The Pakistan foreign ministry in a statement issued on Friday said: “While it is not Pakistan’s policy to interfere in the affairs of any country, we have noted the concerns raised by the international community and human rights organisations on the way recent trials have been conducted which have added to the current instability in Bangladesh.”
Meanwhile, Pakistani Jamaat leader at the National Assembly Sahibzada Tariqullah the same day asked the House to pass a condemnatory resolution and adjourn the session for the day in memory of Quader Molla.
Speaker Sardar Ayaz Sadiq gave time until Monday to Inter-Provincial Coordination Minister Riaz Hussain Pirzada, when Tariqullah sought opinion of the foreign ministry and other political parties about the execution.
In the statement, Interior Minister Nisar Ali said the Bangladesh government should have considered the “greater national interest” and shown “farsightedness” and “goodness” instead.
He said it was necessary for “peace and brotherhood” that strategy of “tolerating” each other should be adopted in the larger national interest. “It would have been better if the Bangladeshi government had shown farsightedness, bigheartedness and magnanimity instead of opening old wounds.”
Soon after the execution on Thursday, the official Facebook page of Pakistan Jamaat said it just got one more Shaheed (martyr) in the form of Quader Molla.
Earlier, when Jamaat guru Ghulam Azam was sentenced to 90 years’ imprisonment, Pakistan Jamaat stated on its website: “Chief of our Bangladesh branch has been punished.”
After the Appellate Division of the Supreme Court overruled the tribunal’s life-term sentence for Quader Molla on September 17, Pakistan Jamaat chief Syed Munawar Hasan said the verdict had been a “ploy” of Sheikh Hasina’s administration to “remove pro-Pakistan politicians from its path in order to avert a clear defeat in the next elections.”
He also said it was “most unfortunate” that the Pakistan government, instead of raising a voice against the “excesses” of the Hasina administration against pro-Pakistan parties, called it an internal affair of Bangladesh, thus giving a licence to Bangladesh government to continue the “excesses.”
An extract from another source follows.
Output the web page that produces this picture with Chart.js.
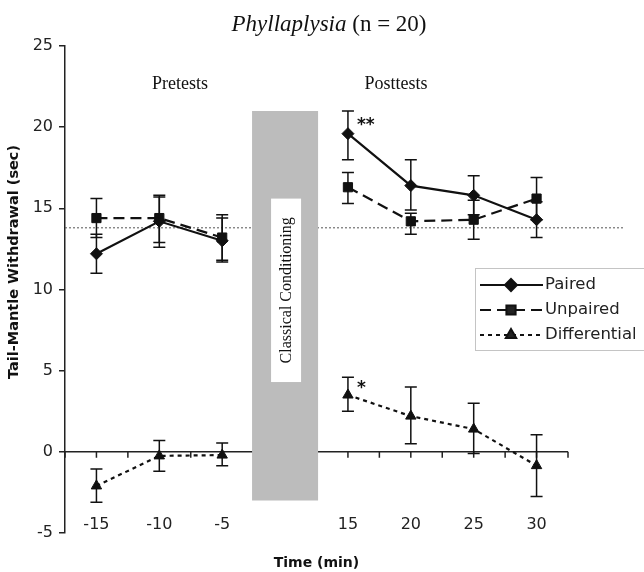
<!DOCTYPE html>
<html>
<head>
<meta charset="utf-8">
<script src="https://cdn.jsdelivr.net/npm/chart.js@4/dist/chart.umd.min.js"></script>
<style>
  html, body { margin: 0; padding: 0; background: #fff; }
</style>
</head>
<body>
<canvas id="chart" width="644" height="572"></canvas>
<script>
// time points (index 3 is the conditioning gap)
var labels = ['-15', '-10', '-5', '', '15', '20', '25', '30'];

var paired       = [12.2, 14.2, 13.0, null, 19.6, 16.4, 15.8, 14.3];
var pairedLow    = [11.0, 12.6, 11.7, null, 18.0, 14.9, 14.6, 13.2];
var pairedHigh   = [13.4, 15.8, 14.4, null, 21.0, 18.0, 17.0, 15.4];

var unpaired     = [14.4, 14.4, 13.2, null, 16.3, 14.2, 14.3, 15.6];
var unpairedLow  = [13.2, 12.9, 11.8, null, 15.3, 13.4, 13.1, 14.3];
var unpairedHigh = [15.6, 15.7, 14.6, null, 17.2, 14.7, 15.5, 16.9];

var differential     = [-2.1, -0.25, -0.2, null, 3.5, 2.2, 1.4, -0.85];
var differentialLow  = [-3.1, -1.2, -0.85, null, 2.5, 0.5, -0.1, -2.75];
var differentialHigh = [-1.05, 0.7, 0.55, null, 4.6, 4.0, 3.0, 1.05];

// conditioning block and baseline level
var conditioning = [null, null, null, [-3.0, 21.0], null, null, null, null];
var baseline = 13.8;

var ink = '#111';

var errorSets = [
    { low: pairedLow, high: pairedHigh },
    { low: unpairedLow, high: unpairedHigh },
    { low: differentialLow, high: differentialHigh }
];

var decor = {
    id: 'decor',
    beforeDatasetsDraw: function (chart) {
        var ctx = chart.ctx, area = chart.chartArea;
        var x = chart.scales.x, y = chart.scales.y;
        ctx.save();
        // dotted baseline
        ctx.strokeStyle = '#555';
        ctx.lineWidth = 1;
        ctx.setLineDash([2, 2]);
        ctx.beginPath();
        ctx.moveTo(area.left, y.getPixelForValue(baseline));
        ctx.lineTo(area.right + 57, y.getPixelForValue(baseline));
        ctx.stroke();
        ctx.setLineDash([]);
        // zero axis with ticks
        var y0 = y.getPixelForValue(0);
        ctx.strokeStyle = '#222';
        ctx.lineWidth = 1.5;
        ctx.beginPath();
        ctx.moveTo(area.left, y0);
        ctx.lineTo(area.right, y0);
        var half = (x.getPixelForValue(1) - x.getPixelForValue(0)) / 2;
        for (var i = 0; i < labels.length; i++) {
            var px = x.getPixelForValue(i);
            ctx.moveTo(px - half, y0); ctx.lineTo(px - half, y0 + 6);
            ctx.moveTo(px, y0); ctx.lineTo(px, y0 + 6);
        }
        ctx.moveTo(area.right, y0); ctx.lineTo(area.right, y0 + 6);
        ctx.stroke();
        // time labels sit just above the -5 level
        ctx.fillStyle = '#222';
        ctx.font = '16px "DejaVu Sans"';
        ctx.textAlign = 'center';
        ctx.textBaseline = 'middle';
        for (var j = 0; j < labels.length; j++) {
            ctx.fillText(labels[j], x.getPixelForValue(j), area.bottom - 8);
        }
        ctx.restore();
    },
    afterDatasetsDraw: function (chart) {
        var ctx = chart.ctx;
        var x = chart.scales.x, y = chart.scales.y;
        ctx.save();

        // error bars
        ctx.strokeStyle = ink;
        ctx.lineWidth = 1.5;
        errorSets.forEach(function (s) {
            for (var i = 0; i < labels.length; i++) {
                if (s.low[i] == null) continue;
                var px = x.getPixelForValue(i);
                var lo = y.getPixelForValue(s.low[i]);
                var hi = y.getPixelForValue(s.high[i]);
                ctx.beginPath();
                ctx.moveTo(px, lo); ctx.lineTo(px, hi);
                ctx.moveTo(px - 6, lo); ctx.lineTo(px + 6, lo);
                ctx.moveTo(px - 6, hi); ctx.lineTo(px + 6, hi);
                ctx.stroke();
            }
        });

        // label box inside the conditioning block
        var cx = x.getPixelForValue(3) + 1;
        var top = y.getPixelForValue(15.6), bot = y.getPixelForValue(4.3);
        ctx.fillStyle = '#fff';
        ctx.fillRect(cx - 15, top, 30, bot - top);
        ctx.translate(cx, (top + bot) / 2);
        ctx.rotate(-Math.PI / 2);
        ctx.fillStyle = ink;
        ctx.font = '16px "Liberation Serif"';
        ctx.textAlign = 'center';
        ctx.textBaseline = 'middle';
        ctx.fillText('Classical Conditioning', 0, 1);
        ctx.setTransform(1, 0, 0, 1, 0, 0);

        // significance marks
        ctx.font = 'bold 17px "DejaVu Sans"';
        ctx.textAlign = 'left';
        ctx.fillText('**', x.getPixelForValue(4) + 9, y.getPixelForValue(20.1));
        ctx.fillText('*', x.getPixelForValue(4) + 9, y.getPixelForValue(3.9));

        // title and section labels
        ctx.textBaseline = 'middle';
        ctx.font = 'italic 23px "Liberation Serif"';
        var t1 = 'Phyllaplysia', t2 = ' (n = 20)';
        var w1 = ctx.measureText(t1).width;
        ctx.font = '23px "Liberation Serif"';
        var w2 = ctx.measureText(t2).width;
        var tx = 329 - (w1 + w2) / 2;
        ctx.font = 'italic 23px "Liberation Serif"';
        ctx.fillText(t1, tx, 25);
        ctx.font = '23px "Liberation Serif"';
        ctx.fillText(t2, tx + w1, 25);

        ctx.font = '18px "Liberation Serif"';
        ctx.textAlign = 'center';
        ctx.fillText('Pretests', 180, 84);
        ctx.fillText('Posttests', 396, 84);

        // y axis title
        ctx.translate(14, 262);
        ctx.rotate(-Math.PI / 2);
        ctx.font = 'bold 14.5px "DejaVu Sans"';
        ctx.fillText('Tail-Mantle Withdrawal (sec)', 0, 0);
        ctx.setTransform(1, 0, 0, 1, 0, 0);

        // legend
        ctx.strokeStyle = '#888';
        ctx.lineWidth = 1;
        ctx.setLineDash([1, 1]);
        ctx.strokeRect(475.5, 268.5, 180, 82);
        var rows = [285, 310, 335];
        chart.data.datasets.forEach(function (ds, k) {
            if (ds.type === 'bar') return;
            var ry = rows[k];
            ctx.strokeStyle = ink;
            ctx.lineWidth = 2;
            ctx.setLineDash(ds.borderDash || []);
            ctx.beginPath();
            ctx.moveTo(480, ry); ctx.lineTo(543, ry);
            ctx.stroke();
            ctx.setLineDash([]);
            Chart.helpers.drawPoint(ctx, {
                pointStyle: ds.pointStyle, radius: ds.pointRadius, borderWidth: 1, rotation: 0
            }, 511, ry);
            ctx.fillStyle = '#222';
            ctx.font = '16.5px "DejaVu Sans"';
            ctx.textAlign = 'left';
            ctx.fillText(ds.label, 545, ry);
        });
        ctx.restore();
    }
};

function lineSet(label, data, style, radius, dash, order) {
    return {
        type: 'line', label: label, data: data,
        borderColor: ink, backgroundColor: ink, borderWidth: 2.2,
        borderDash: dash, pointStyle: style, pointRadius: radius,
        pointBackgroundColor: ink, pointBorderColor: ink, pointBorderWidth: 1,
        spanGaps: false, tension: 0, fill: false, order: order
    };
}

new Chart(document.getElementById('chart'), {
    type: 'line',
    data: {
        labels: labels,
        datasets: [
            lineSet('Paired', paired, 'rectRot', 6, [], 1),
            lineSet('Unpaired', unpaired, 'rect', 6.5, [11, 6], 2),
            lineSet('Differential', differential, 'triangle', 6, [4, 4], 3),
            {
                type: 'bar', label: 'Classical Conditioning', data: conditioning,
                backgroundColor: '#bcbcbc', borderWidth: 0,
                categoryPercentage: 1, barPercentage: 1.05, order: 10
            }
        ]
    },
    options: {
        responsive: false,
        animation: false,
        layout: { padding: { top: 46, right: 76, left: 0, bottom: 0 } },
        plugins: { legend: { display: false }, tooltip: { enabled: false } },
        scales: {
            x: {
                type: 'category', offset: true,
                grid: { display: false, drawTicks: false },
                border: { display: false },
                ticks: { display: false },
                title: { display: true, text: 'Time (min)', font: { family: 'DejaVu Sans', size: 14, weight: 'bold' }, color: ink, padding: 0 },
                afterFit: function (s) { s.height = 39; }
            },
            y: {
                min: -5, max: 25,
                ticks: { stepSize: 5, font: { family: 'DejaVu Sans', size: 16 }, color: '#222', padding: 6 },
                grid: { drawOnChartArea: false, tickLength: 6, color: '#222', lineWidth: 1.5 },
                border: { color: '#222', width: 1.5 },
                afterFit: function (s) { s.width = 65; }
            }
        }
    },
    plugins: [decor]
});
</script>
</body>
</html>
Jamaat activists demonstrated on the streets in Karachi protesting the jail term while party chief Syed Munawar Hasan in a Twitter message said: “It is tragic to know that the fake tribunal has sentenced Prof Ghulam Azam for 90 years in prison without any legitimate proof and reason.”
Though the offenses amounted to death penalty, the International Crimes Tribunal gave Ghulam Azam, the chief of erstwhile East Pakistan unit of Jamaat, jail sentence on July 15 considering his age and ill health.
Neither the Pakistan government nor the Bangladesh Jamaat has apologised for their role during Bangladesh’s War of Independence.
Syed Haider Farooq Maudoodi, a son of Jamaat founder Syed Abul A’la Maudoodi, while visiting Dhaka last October, told the Dhaka Tribune in an exclusive interview, that Jamaat in Bangladesh and Pakistan, even after 42 years of Bangladesh’s independence, were “just the left and right hands of the same person, there is only one head controlling the both.”